Identity investment in current knowledge and practices creates motivated resistance to revision. When knowledge is central to the learner's self-concept — when being right about a domain is part of who the learner is — disconfirming feedback threatens not just the accuracy of a belief but the integrity of the self. This threat activates defensive responses that filter, discount, or reattribute disconfirming signals rather than allowing them to trigger revision.

Habitual processing reduces sensitivity to feedback that signals the need for change. Habitual patterns of perception, interpretation, and action are triggered automatically by familiar cues, bypassing the attentive processing that would register feedback indicating the need for revision. The learner acts habitually and correctly perceives outcomes, but the habitual processing mode does not connect outcomes to the patterns that produced them in a way that enables revision.

Learning Rigidity Overlearning automatized resistance High Prior Certainty discounts signal Identity Investment threat defense Habitual Processing bypasses loop Result: model persists despite feedback indicating need for change Consequence: performance fails to adapt to changed conditions Cost increases as environmental change compounds unrevised errors

Learning Rigidity Across Levels of Analysis

Learning rigidity occurs at multiple levels:

At the individual level, rigid learners continue to apply familiar strategies, frameworks, and habits in domains where those approaches are no longer effective.
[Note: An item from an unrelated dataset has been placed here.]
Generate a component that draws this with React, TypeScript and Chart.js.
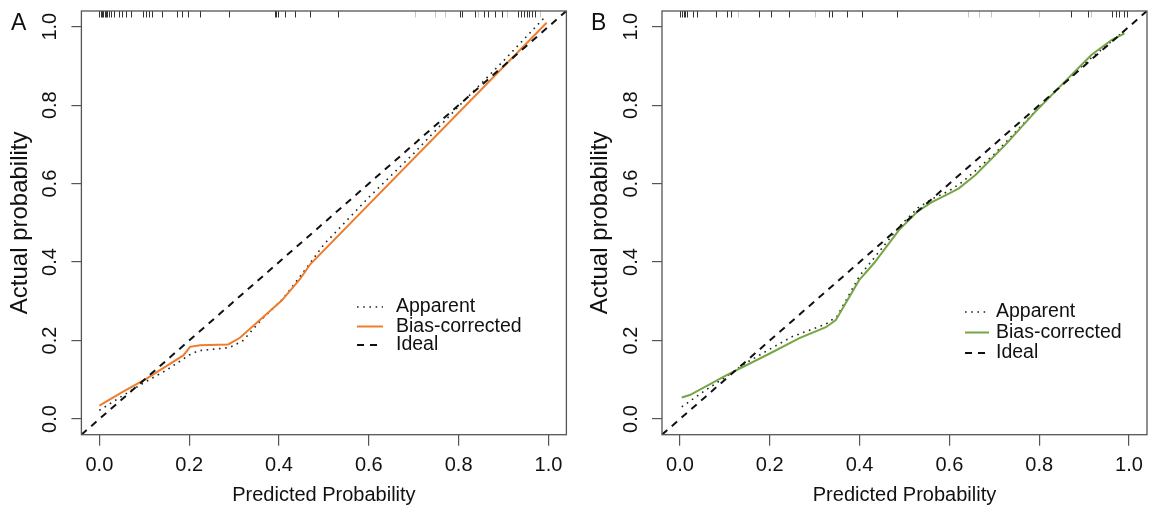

This is particularly common in transitions — moving to a new role, a new field, or a changed environment — where expertise earned in the original domain does not transfer and may actually impede acquisition of new approaches by making the old ones more salient and initially more rewarding than the unfamiliar new ones.

At the group level, teams and organizations can exhibit collective rigidity when shared practices and mental models resist revision despite collective feedback indicating inadequacy. Shared models that were built through collective experience become institutionalized in procedures, structures, and cultural norms that are difficult to revise because revising them requires coordinated change by many actors, each of whom may be individually resistant to change.
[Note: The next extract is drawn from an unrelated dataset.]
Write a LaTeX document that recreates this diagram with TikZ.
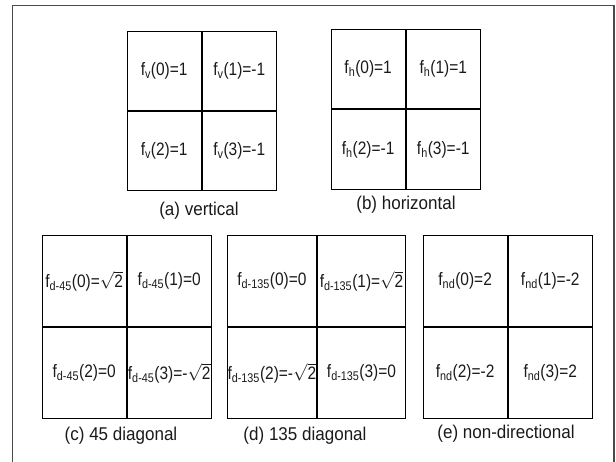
\documentclass[tikz,border=0pt]{standalone}
\usepackage{fontspec}
\setmainfont{Liberation Sans}
\newfontfamily\cellfont[FakeStretch=0.86]{Liberation Sans}
\newfontfamily\capfont[FakeStretch=0.92]{Liberation Sans}
\usetikzlibrary{positioning}
\definecolor{framegray}{HTML}{4A4A4A}
\definecolor{inkblack}{HTML}{1A1A1A}
\tikzset{
  cell/.style   ={draw=black, line width=1.1pt, inner sep=0pt, text=inkblack,
                  font=\cellfont\fontsize{18}{20}\selectfont},
  caption/.style={text=inkblack, inner sep=0pt, font=\capfont\fontsize{18.5}{21}\selectfont},
  frame/.style  ={draw=framegray, line width=1.1pt},
}
\newcommand{\rtwo}{\ensuremath{\sqrt{\mbox{2}}}}
% #1 name, (#2,#3) centre of the cross, #4 x #5 cell size, #6..#9 cell texts
\newcommand{\quadpanel}[9]{%
  \node[cell, minimum width=#4pt, minimum height=#5pt, anchor=south east] (#1-0) at (#2,#3) {#6};
  \node[cell, minimum width=#4pt, minimum height=#5pt, anchor=south west] (#1-1) at (#2,#3) {#7};
  \node[cell, minimum width=#4pt, minimum height=#5pt, anchor=north east] (#1-2) at (#2,#3) {#8};
  \node[cell, minimum width=#4pt, minimum height=#5pt, anchor=north west] (#1-3) at (#2,#3) {#9};}

\begin{document}
\begin{tikzpicture}[x=1pt,y=-1pt]
  \useasboundingbox (0,0) rectangle (616,461);
  \draw[frame] (12.7,462) -- (12.7,5.7) -- (614,5.7) -- (614,462);
  % top row
  \quadpanel{vert}{201.7}{111}{74}{79}%
    {f\textsubscript{v}(0)=1}{f\textsubscript{v}(1)=-1}%
    {f\textsubscript{v}(2)=1}{f\textsubscript{v}(3)=-1}
  \quadpanel{hori}{405.7}{109.3}{74}{79.5}%
    {f\textsubscript{h}(0)=1}{f\textsubscript{h}(1)=1}%
    {f\textsubscript{h}(2)=-1}{f\textsubscript{h}(3)=-1}
  \node[caption] (cap-a) at (199,211) {(a) vertical};
  \node[caption] (cap-b) at (406,205) {(b) horizontal};
  % bottom row
  \quadpanel{diag45}{126.7}{327}{84}{91}%
    {f\textsubscript{d-45}(0)=\rtwo}{f\textsubscript{d-45}(1)=0}%
    {f\textsubscript{d-45}(2)=0}{f\textsubscript{d-45}(3)=-\rtwo}
  \quadpanel{diag135}{316.7}{327}{88.5}{91}%
    {f\textsubscript{d-135}(0)=0}{f\textsubscript{d-135}(1)=\rtwo}%
    {f\textsubscript{d-135}(2)=-\rtwo}{f\textsubscript{d-135}(3)=0}
  \quadpanel{nondir}{507.7}{327}{84}{91}%
    {f\textsubscript{nd}(0)=2}{f\textsubscript{nd}(1)=-2}%
    {f\textsubscript{nd}(2)=-2}{f\textsubscript{nd}(3)=2}
  \node[caption] (cap-c) at (121,436) {(c) 45 diagonal};
  \node[caption] (cap-d) at (305,436) {(d) 135 diagonal};
  \node[caption] (cap-e) at (506,434) {(e) non-directional};
\end{tikzpicture}
\end{document}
At the system level, feedback mechanisms themselves can become rigid — unable to detect or transmit the signals that would be needed to trigger system-level learning. A monitoring system designed around past threats will not detect novel threats. A feedback channel calibrated for one type of performance will not capture a different type of performance even if that type is now more important.
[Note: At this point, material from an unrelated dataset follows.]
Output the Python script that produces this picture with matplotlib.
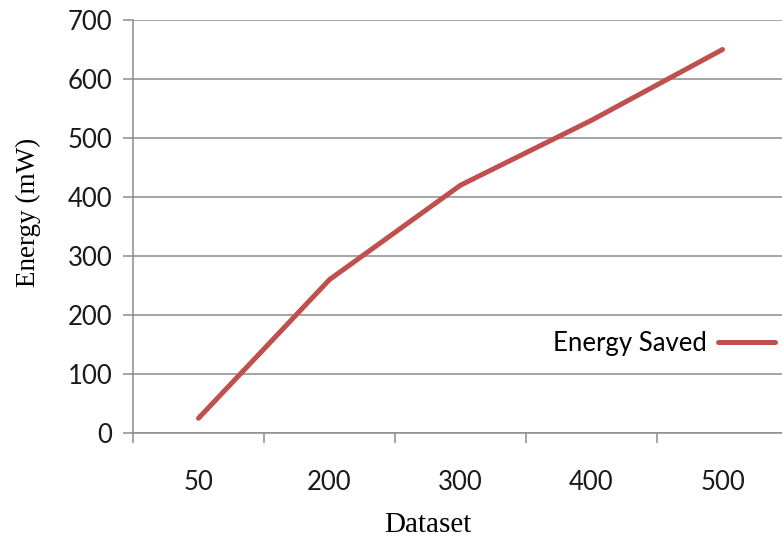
import matplotlib.pyplot as plt

datasets = ["50", "200", "300", "400", "500"]
energy_saved = [25, 260, 420, 530, 650]

fig = plt.figure(figsize=(7.82, 5.43), dpi=100)
# plot area runs off the right edge of the figure
ax = fig.add_axes([133 / 782, 1 - 433 / 543, 655 / 782, 413 / 543])

x = list(range(len(datasets)))
ax.plot(x, energy_saved, color="#C0504D", linewidth=3.6,
        solid_capstyle="round", label="Energy Saved", zorder=3)

ax.set_xlim(-0.5, len(datasets) - 0.5)
ax.set_ylim(0, 700)
ax.set_yticks(range(0, 701, 100))
ax.yaxis.grid(True, color="#8c8c8c", linewidth=1.1)
ax.set_axisbelow(True)

ax.set_xticks([i - 0.5 for i in range(len(datasets) + 1)])
ax.set_xticklabels([])
ax.set_xticks(x, minor=True)
ax.set_xticklabels(datasets, minor=True)
ax.tick_params(axis="x", which="major", length=7, width=1.1, color="#8c8c8c")
ax.tick_params(axis="x", which="minor", length=0, pad=27)
ax.tick_params(axis="y", length=7, width=1.1, color="#8c8c8c", pad=8)

for lab in ax.get_xticklabels(minor=True) + ax.get_yticklabels():
    lab.set_fontfamily("Lato")
    lab.set_fontsize(18.5)
    lab.set_color("#1a1a1a")

for side in ["top", "right"]:
    ax.spines[side].set_visible(False)
for side in ["left", "bottom"]:
    ax.spines[side].set_color("#8c8c8c")
    ax.spines[side].set_linewidth(1.1)

ax.set_xlabel("Dataset", family="Liberation Serif", fontsize=21)
ax.xaxis.set_label_coords((428 - 133) / 655, (433 - 512) / 413)
ax.set_ylabel("Energy (mW)", family="Liberation Serif", fontsize=19.5)
ax.yaxis.set_label_coords((41 - 133) / 655, (433 - 212) / 413)

leg = ax.legend(loc="center", bbox_to_anchor=((664 - 133) / 655, (433 - 343) / 413),
                markerfirst=False, frameon=False, handlelength=2.2,
                handletextpad=0.45, borderaxespad=0,
                prop={"family": "Lato", "size": 18.5})

fig.savefig("out.png", dpi=100)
The Relationship Between Rigidity and Competence

Learning rigidity has a paradoxical relationship with competence: the very process of developing genuine competence also tends to increase rigidity. The expert has built elaborate, well-organized, and deeply reinforced knowledge structures that are resistant to revision — not because expertise is bad but because the resistance that protects well-calibrated knowledge from unnecessary revision is the same resistance that prevents needed revision when conditions change. This is sometimes called the competency trap: the competencies that make an actor effective in current conditions also make adaptation to changed conditions more difficult, because they are more thoroughly established and more deeply invested in than a novice's tentative knowledge would be.

This relationship implies that high-performing systems should build deliberate mechanisms for challenging their most established models — not because those models are probably wrong, but because their entrenchment makes them the most likely to persist beyond their useful life without explicit challenge.

Rigidity and the Pace of Environmental Change

Learning rigidity becomes more consequential as environmental change accelerates. In stable environments, knowledge and behavioral patterns built through past experience remain approximately valid, and the cost of rigidity — failure to revise accurate knowledge — is low. As environments change faster, the gap between current models built from past experience and the current state of the environment grows, and the cost of failing to update grows with it.

This relationship between rigidity and environmental change rate creates a structural pressure on learning systems in dynamic environments: the value of maintaining plasticity — retaining the ability to revise even well-established models — increases as change accelerates. Systems that are designed for efficiency in stable conditions, with deeply entrenched and highly automatized knowledge and practice, are systematically disadvantaged in high-change environments where the ability to revise quickly is more valuable than the efficiency gains from deep entrenchment.

Addressing Learning Rigidity

Interventions that reduce learning rigidity target the mechanisms through which it operates. Deliberate exposure to feedback that challenges current models — rather than feedback that confirms them — maintains the connection between performance and model revision. Practices that separate evidence evaluation from identity investment allow disconfirming information to be processed on its evidential merits rather than through defensive filters. Structural mechanisms that require explicit defense and stress-testing of established models create systematic pressure for revision. And cultivating an orientation toward learning — in which revision is experienced as improvement rather than as defeat — reduces the motivational resistance to change that is among the most powerful sources of rigidity.